Des systèmes de réquisitions et de corvées étaient par ailleurs organisés pour le transport du blé et l'acheminement du courrier d'Etat.

L'impôt foncier

Les territoires conquis sur les tribus ligures devenaient le domaine de l'État ager publicus, la propriété du peuple romain. L'Etat pouvait le confisquer en totalité ou en partie. Le plus souvent, il le restituait presque en entier aux propriétaires d'origine, mais à titre de concession gracieuse et révocable, de jouissance de fait -possessio-. La propriété véritable supposait deux conditions : la qualité de citoyen romain pour le propriétaire du terrain, et de terre romaine -ager romanus- pour la propriété.

L'impôt foncier avait pour base le cens, ou recensement des personnes et des propriétés. Le comptage commença en l'an 44 av. J.-C., par des travaux de mensuration et de cartographie dont César confia l'exécution, pour l'Occident, au géomètre Didyme. Ce recensement se prolongea sur un siècle et demi. Il ne fut terminé qu'au II ème siècle après J.-C., sous Trajan.

L'impôt individuel

Il y avait, à côté de l'impôt foncier, un impôt personnel -tributum capitis- fondé sur l'évaluation de la fortune mobilière et dont on ne saurait dire avec certitude s'il s'ajoutait ou non à l'impôt foncier. Les non propriétaires en tout cas y étaient soumis.

La monnaie

monnaie

La monnaie était émise dans des ateliers officiels et frappée sur ordre de l'Empereur.
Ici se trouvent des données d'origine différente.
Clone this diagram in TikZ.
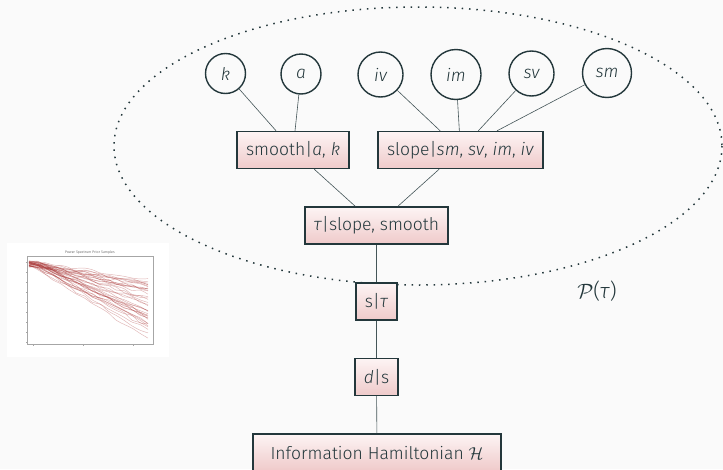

Elle était un moyen d'échange et de commerce, mais aussi un outil de propagande et d'information sur l'empereur du moment, en faisant connaitre son visage.

Il y avait des pièces d'or et d'argent, mais les plus courantes étaient en bronze ou en cuivre.

Les pièces usuelles étaient les deniers, en argent, les sesterces en laiton et les as en cuivre.

Sous l'Empire romain, les monnaies comportaient un portrait de l'empereur ou d'un membre de sa famille sur la face principale (avers) et généralement une divinité ou une allégorie, parfois un monument sur l'autre face (revers). L'inscription de l'avers donnait le nom et les titres (abrégés) du personnage représenté. Sur le revers était souvent frappée l'inscription SC, qui signifiait senatus consultus (avec l'approbation du sénat romain).